10 Gigabit Ethernet Alliance
- Abbreviation: 10GEA
- Successor: Ethernet Alliance
- Formation: February 2000
- Dissolved: July 2003
- Type: Industry trade group

= 10 Gigabit Ethernet Alliance =

The 10 Gigabit Ethernet Alliance (10GEA) was an independent (not directly related to Institute of Electrical and Electronics Engineers (IEEE), although working in collaboration with it) organization which aimed to further 10 Gigabit Ethernet development and market acceptance. Founded in February 2000 by a consortium of companies, the organization provided IEEE with technology demonstrations (including, for instance, a May 7, 2002 demonstration in Las Vegas, in which a 200 plus kilometres 10 Gb Ethernet network was deployed, using 10GBASE-LR, 10GBASE-ER, 10GBASE-SR and 10GBASE-LW ports, as well as presenting communication over the IEEE 802.3ae XAUI interface) and specifications. Its efforts bore fruit with the IEEE Standards Association (IEEE-SA) Standards Board's approval in June 2002 of the IEEE 802.3 standard (formulated by the IEEE P802.3ae 10 Gbit/s Ethernet Task Force).

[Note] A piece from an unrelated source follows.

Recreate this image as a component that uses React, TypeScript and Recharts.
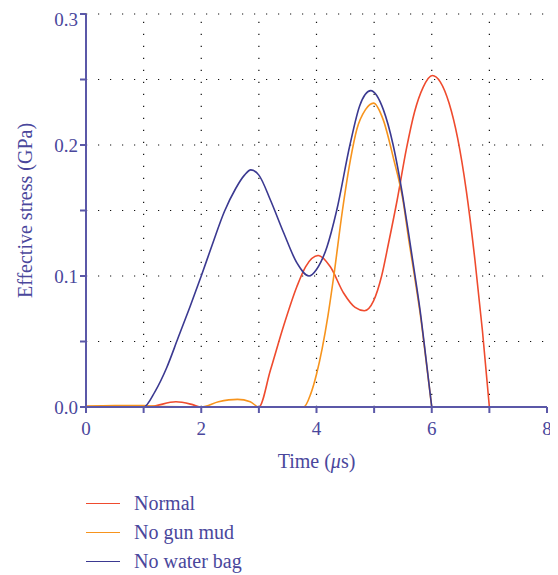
import React from 'react';
import { LineChart, Line, XAxis, YAxis, CartesianGrid, ReferenceLine } from 'recharts';

// Time (µs) / effective stress (GPa)
const normalT = [0, 0.5, 1.0, 1.15, 1.56, 1.85, 2.0, 2.5, 3.0, 3.2, 3.43, 3.66, 3.81, 4.03, 4.24, 4.47, 4.67, 4.83, 4.99, 5.13, 5.25, 5.4, 5.56, 5.7, 5.85, 6.01, 6.15, 6.3, 6.45, 6.6, 6.75, 6.88, 7.0];
const normalV = [0, 0, 0, 0.0005, 0.004, 0.0018, 0, 0, 0, 0.028, 0.062, 0.092, 0.107, 0.1156, 0.107, 0.087, 0.076, 0.0735, 0.081, 0.1, 0.125, 0.158, 0.197, 0.225, 0.244, 0.253, 0.248, 0.232, 0.205, 0.165, 0.112, 0.058, 0];

const noMudT = [0, 0.5, 1.0, 1.3, 2.0, 2.3, 2.63, 2.85, 3.0, 3.4, 3.78, 3.9, 4.0, 4.1, 4.2, 4.3, 4.45, 4.59, 4.7, 4.85, 4.99, 5.16, 5.34, 5.5, 5.6, 5.7, 5.8, 5.9, 6.0];
const noMudV = [0.0008, 0.0012, 0.0012, 0.0003, 0, 0.004, 0.0058, 0.004, 0, 0, 0, 0.01, 0.025, 0.045, 0.07, 0.1, 0.15, 0.189, 0.212, 0.227, 0.232, 0.219, 0.189, 0.158, 0.128, 0.1, 0.071, 0.036, 0];

const noBagT = [0, 0.5, 1.0, 1.2, 1.4, 1.6, 1.8, 2.0, 2.2, 2.4, 2.6, 2.75, 2.86, 3.0, 3.2, 3.43, 3.66, 3.87, 4.0, 4.18, 4.35, 4.58, 4.75, 4.94, 5.16, 5.33, 5.5, 5.6, 5.7, 5.8, 5.9, 6.0];
const noBagV = [0, 0, 0, 0.012, 0.03, 0.053, 0.076, 0.1, 0.125, 0.149, 0.167, 0.177, 0.181, 0.177, 0.158, 0.133, 0.11, 0.1, 0.105, 0.122, 0.15, 0.2, 0.23, 0.2415, 0.227, 0.2, 0.16, 0.132, 0.103, 0.073, 0.037, 0];

const xTicks = [0, 1, 2, 3, 4, 5, 6, 7, 8];
const yTicks = [0, 0.05, 0.1, 0.15, 0.2, 0.25, 0.3];

const seriesNames = ['Normal', 'No gun mud', 'No water bag'];
const seriesColors = ['#ef4b2e', '#f7941d', '#3b3991'];

const toPoints = (ts: number[], vs: number[]) => ts.map((t, i) => ({ t, v: vs[i] }));

const axisColor = '#5b58a8';
const textColor = '#4a479c';
const gridColor = '#111';
const gridDash = '1.2 10.8';
const font = '"Liberation Serif", "Times New Roman", serif';

const XLabel = ({ viewBox }: any) => {
  const cx = viewBox.x + viewBox.width / 2;
  return (
    <text x={cx} y={viewBox.y + 61} textAnchor="middle" fill={textColor} fontSize={20} fontFamily={font}>
      Time (<tspan fontStyle="italic">μ</tspan>s)
    </text>
  );
};

const YLabel = ({ viewBox }: any) => {
  const x = viewBox.x + 17;
  const y = viewBox.y + viewBox.height / 2;
  return (
    <text
      x={x}
      y={y}
      transform={`rotate(-90, ${x}, ${y})`}
      textAnchor="middle"
      dominantBaseline="central"
      fill={textColor}
      fontSize={20}
      fontFamily={font}
    >
      Effective stress (GPa)
    </text>
  );
};

const App: React.FC = () => {
  const series = [
    toPoints(normalT, normalV),
    toPoints(noMudT, noMudV),
    toPoints(noBagT, noBagV),
  ];

  return (
    <div style={{ position: 'relative', width: 550, height: 567, fontFamily: font }}>
      <LineChart width={550} height={474} margin={{ top: 6, right: 11, left: 0, bottom: 0 }}>
        <CartesianGrid
          xAxisId="b"
          yAxisId="l"
          stroke={gridColor}
          strokeDasharray={gridDash}
          strokeWidth={1.2}
          vertical={false}
        />
        {/* vertical dotted grid, one per time tick */}
        {xTicks.slice(1, -1).map((t) => (
          <ReferenceLine
            key={`vx-${t}`}
            xAxisId="b"
            yAxisId="l"
            x={t}
            stroke={gridColor}
            strokeDasharray={gridDash}
            strokeWidth={1.2}
          />
        ))}
        <XAxis
          xAxisId="b"
          dataKey="t"
          type="number"
          domain={[0, 8]}
          ticks={xTicks}
          tickFormatter={(v: number) => (v % 2 === 0 ? String(v) : '')}
          stroke={axisColor}
          strokeWidth={2}
          tickSize={6}
          tickMargin={9}
          height={75}
          tick={{ fill: textColor, fontSize: 19, fontFamily: font }}
          label={<XLabel />}
        />
        <XAxis
          xAxisId="top"
          orientation="top"
          dataKey="t"
          type="number"
          domain={[0, 8]}
          ticks={xTicks}
          tickFormatter={() => ''}
          stroke={axisColor}
          strokeWidth={2}
          mirror
          tickSize={4}
          height={0}
        />
        <YAxis
          yAxisId="l"
          dataKey="v"
          type="number"
          domain={[0, 0.3]}
          ticks={yTicks}
          tickFormatter={(v: number) => (Math.round(v * 100) % 10 === 0 ? v.toFixed(1) : '')}
          stroke={axisColor}
          strokeWidth={2}
          tickSize={6}
          width={78}
          tick={{ fill: textColor, fontSize: 19, fontFamily: font }}
          label={<YLabel />}
        />
        <YAxis
          yAxisId="r"
          orientation="right"
          dataKey="v"
          type="number"
          domain={[0, 0.3]}
          ticks={yTicks}
          tickFormatter={() => ''}
          stroke={axisColor}
          strokeWidth={2}
          mirror
          tickSize={4}
          width={0}
        />
        {series.map((d, i) => (
          <Line
            key={seriesNames[i]}
            xAxisId="b"
            yAxisId="l"
            data={d}
            dataKey="v"
            name={seriesNames[i]}
            type="monotone"
            stroke={seriesColors[i]}
            strokeWidth={1.6}
            dot={false}
            isAnimationActive={false}
          />
        ))}
      </LineChart>
      <div style={{ position: 'absolute', left: 78, top: 481 }}>
        {seriesNames.map((name, i) => (
          <div key={name} style={{ display: 'flex', alignItems: 'center', height: 29 }}>
            <div style={{ width: 34, height: 0, borderTop: `1.5px solid ${seriesColors[i]}`, marginRight: 14 }} />
            <span style={{ color: textColor, fontSize: 20, lineHeight: '29px' }}>{name}</span>
          </div>
        ))}
      </div>
    </div>
  );
};

export default App;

The 10GEA was founded by 3Com, Cisco Systems, Extreme Networks, Intel Corporation, Nortel Networks, Sun Microsystems, and World Wide Packets. Other companies at various times supporting the consortium included: Agilent Technologies Inc., Blaze Network Products, Cable Design Technologies, Corning Inc., Enterasys Networks, Force10 Networks Inc., Foundry Networks Inc., Hitachi Cable Ltd, Infineon Technologies, Ixia, JDS Uniphase, Marvell Technology Group Ltd., Mindspeed, Molex Inc., OFS (part of Lucent), ONI Systems/CIENA, Optillion, PMC-Sierra, Primarion, Quake Technologies (acquired by Applied Micro Circuits Corporation), Spirent Communications, and Velio Communications (later acquired by LSI Corporation).